### Given task
The lines from the top of the material through the line with "import pandas as pd" are to be set down exactly. Leave the pictures out.

### Information supplied
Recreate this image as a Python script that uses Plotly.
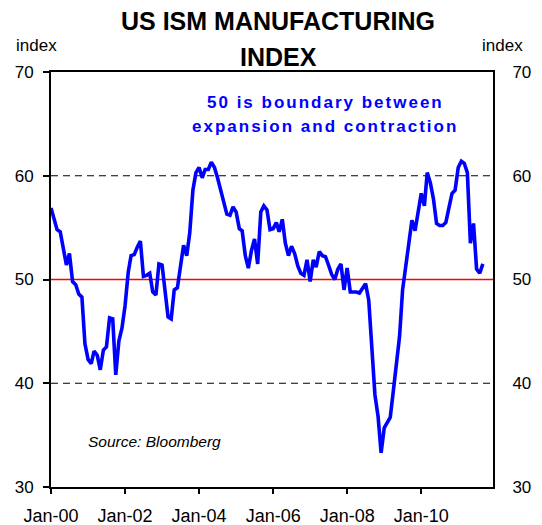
import plotly.graph_objects as go
import pandas as pd

# ---------------- data ----------------
ism_values = [
    # 2000
    56.9, 55.9, 54.8, 54.6, 53.0, 51.4, 52.5, 49.8, 49.5, 48.6, 48.3, 43.8,
    # 2001
    42.3, 41.9, 43.1, 42.7, 41.3, 43.2, 43.5, 46.3, 46.2, 40.8, 44.1, 45.3,
    # 2002
    47.5, 50.7, 52.3, 52.4, 53.1, 53.7, 50.3, 50.4, 50.6, 48.8, 48.5, 51.5,
    # 2003
    51.4, 48.8, 46.4, 46.2, 49.0, 49.2, 51.5, 53.3, 52.3, 54.5, 58.6, 60.3,
    # 2004
    60.8, 59.8, 60.6, 60.6, 61.3, 60.8, 59.8, 58.6, 57.6, 56.3, 56.2, 57.0,
    # 2005
    56.5, 54.9, 54.7, 52.3, 51.1, 52.8, 53.9, 51.5, 56.5, 57.1, 56.7, 54.8,
    # 2006
    54.9, 55.5, 54.6, 55.8, 53.5, 52.3, 53.2, 52.5, 51.3, 50.6, 50.4, 51.9,
    # 2007
    49.8, 51.9, 51.2, 52.7, 52.3, 52.2, 51.4, 50.5, 50.0, 51.0, 51.5, 49.0,
    # 2008
    51.1, 48.8, 48.8, 48.8, 48.7, 49.2, 49.6, 48.0, 43.5, 38.9, 36.8, 33.3,
    # 2009
    35.7, 36.2, 36.7, 39.3, 41.9, 44.5, 49.0, 51.5, 54.0, 55.7, 54.7, 56.4,
    # 2010
    58.3, 57.1, 60.3, 59.3, 57.8, 55.4, 55.2, 55.2, 55.5, 56.9, 58.3, 58.6,
    # 2011
    60.8, 61.4, 61.2, 60.3, 53.5, 55.4, 51.0, 50.6, 51.5,
]
first_month = "2000-01-01"
axis_end = "2011-12-10"
tick_dates = ["2000-01-01", "2002-01-01", "2004-01-01",
              "2006-01-01", "2008-01-01", "2010-01-01"]
tick_labels = ["Jan-00", "Jan-02", "Jan-04", "Jan-06", "Jan-08", "Jan-10"]
y_ticks = [30, 40, 50, 60, 70]
y_range = [30, 70]
dashed_levels = [40, 60]
boundary_level = 50

title_lines = ["US ISM MANUFACTURING", "INDEX"]
note_lines = ["50 is boundary between", "expansion and contraction"]
source_text = "Source: Bloomberg"
unit_text = "index"

dates = pd.date_range(first_month, periods=len(ism_values), freq="MS")

# ---------------- layout geometry ----------------
W, H = 542, 525
L, R, T, B = 51, 49, 72, 38
FONT = "Liberation Sans, Arial, sans-serif"


def px(x):
    return (x - L) / (W - L - R)


def py(y):
    return (H - B - y) / (H - T - B)


fig = go.Figure()
# boundary line at 50, drawn as a trace through the axis scales
fig.add_trace(go.Scatter(
    x=[first_month, axis_end], y=[boundary_level, boundary_level],
    mode="lines", line=dict(color="#FF0000", width=1.5),
    showlegend=False, hoverinfo="skip", yaxis="y"))
fig.add_trace(go.Scatter(
    x=dates, y=ism_values, mode="lines",
    line=dict(color="#0000FF", width=3.6),
    showlegend=False, hoverinfo="x+y", yaxis="y"))
fig.add_trace(go.Scatter(
    x=dates, y=ism_values, mode="lines",
    line=dict(color="rgba(0,0,0,0)", width=0), opacity=0,
    showlegend=False, hoverinfo="skip", yaxis="y2"))

for lvl in dashed_levels:
    fig.add_shape(type="line", xref="paper", yref="y", x0=0, x1=1,
                  y0=lvl, y1=lvl,
                  line=dict(color="black", width=1, dash="7px,5px"),
                  layer="between")

annotations = [
    dict(text=title_lines[0], x=px(278), y=py(21), xref="paper", yref="paper",
         showarrow=False, xanchor="center", yanchor="middle",
         font=dict(family=FONT, size=25, color="black", weight="bold")),
    dict(text=title_lines[1], x=px(278), y=py(57), xref="paper", yref="paper",
         showarrow=False, xanchor="center", yanchor="middle",
         font=dict(family=FONT, size=25, color="black", weight="bold")),
    dict(text=note_lines[0], x=px(325), y=py(102), xref="paper", yref="paper",
         showarrow=False, xanchor="center", yanchor="middle",
         font=dict(family=FONT, size=17, color="#0000FF", weight="bold")),
    dict(text=note_lines[1], x=px(325), y=py(126), xref="paper", yref="paper",
         showarrow=False, xanchor="center", yanchor="middle",
         font=dict(family=FONT, size=17, color="#0000FF", weight="bold")),
    dict(text=source_text, x=px(86), y=py(441), xref="paper", yref="paper",
         showarrow=False, xanchor="left", yanchor="middle",
         font=dict(family=FONT, size=15.5, color="black", style="italic")),
    dict(text=unit_text, x=px(36), y=py(45), xref="paper", yref="paper",
         showarrow=False, xanchor="center", yanchor="middle",
         font=dict(family=FONT, size=17, color="black")),
    dict(text=unit_text, x=px(503), y=py(45), xref="paper", yref="paper",
         showarrow=False, xanchor="center", yanchor="middle",
         font=dict(family=FONT, size=17, color="black")),
]

fig.update_layout(
    width=W, height=H,
    margin=dict(l=L, r=R, t=T, b=B, pad=0, autoexpand=False),
    paper_bgcolor="white", plot_bgcolor="white",
    font=dict(family=FONT, color="black"),
    showlegend=False,
    annotations=annotations,
    xaxis=dict(
        type="date", range=[first_month, axis_end],
        tickvals=tick_dates, ticktext=tick_labels,
        ticks="outside", ticklen=5, tickwidth=1.5, tickcolor="black",
        showline=True, linecolor="black", linewidth=2, mirror=True,
        showgrid=False, zeroline=False, automargin=False,
        tickfont=dict(family=FONT, size=18, color="black"),
        ticklabelstandoff=6,
    ),
    yaxis=dict(
        range=y_range, tickvals=y_ticks,
        ticks="outside", ticklen=6, tickwidth=1.5, tickcolor="black",
        showline=True, linecolor="black", linewidth=2,
        showgrid=False, zeroline=False, automargin=False,
        tickfont=dict(family=FONT, size=17, color="black"),
        ticklabelstandoff=6,
    ),
    yaxis2=dict(
        range=y_range, tickvals=y_ticks, overlaying="y", side="right",
        anchor="x",
        ticks="", showline=True, linecolor="black", linewidth=2,
        showgrid=False, zeroline=False, automargin=False,
        tickfont=dict(family=FONT, size=17, color="black"),
        ticklabelstandoff=14,
    ),
)

page_js = """
document.documentElement.style.margin = '0';
document.documentElement.style.padding = '0';
document.body.style.margin = '0';
document.body.style.padding = '0';
document.body.style.overflow = 'hidden';
document.querySelectorAll('.annotation-text').forEach(function(t){
  var s = t.textContent;
  if (s.indexOf('boundary') >= 0 || s.indexOf('expansion') >= 0) {
    t.style.letterSpacing = '2px';
  }
});
"""

fig.write_html("out.html", config={"displayModeBar": False},
               post_script=page_js)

### Task result
Recreate this image as a Python script that uses Plotly.
import plotly.graph_objects as go
import pandas as pd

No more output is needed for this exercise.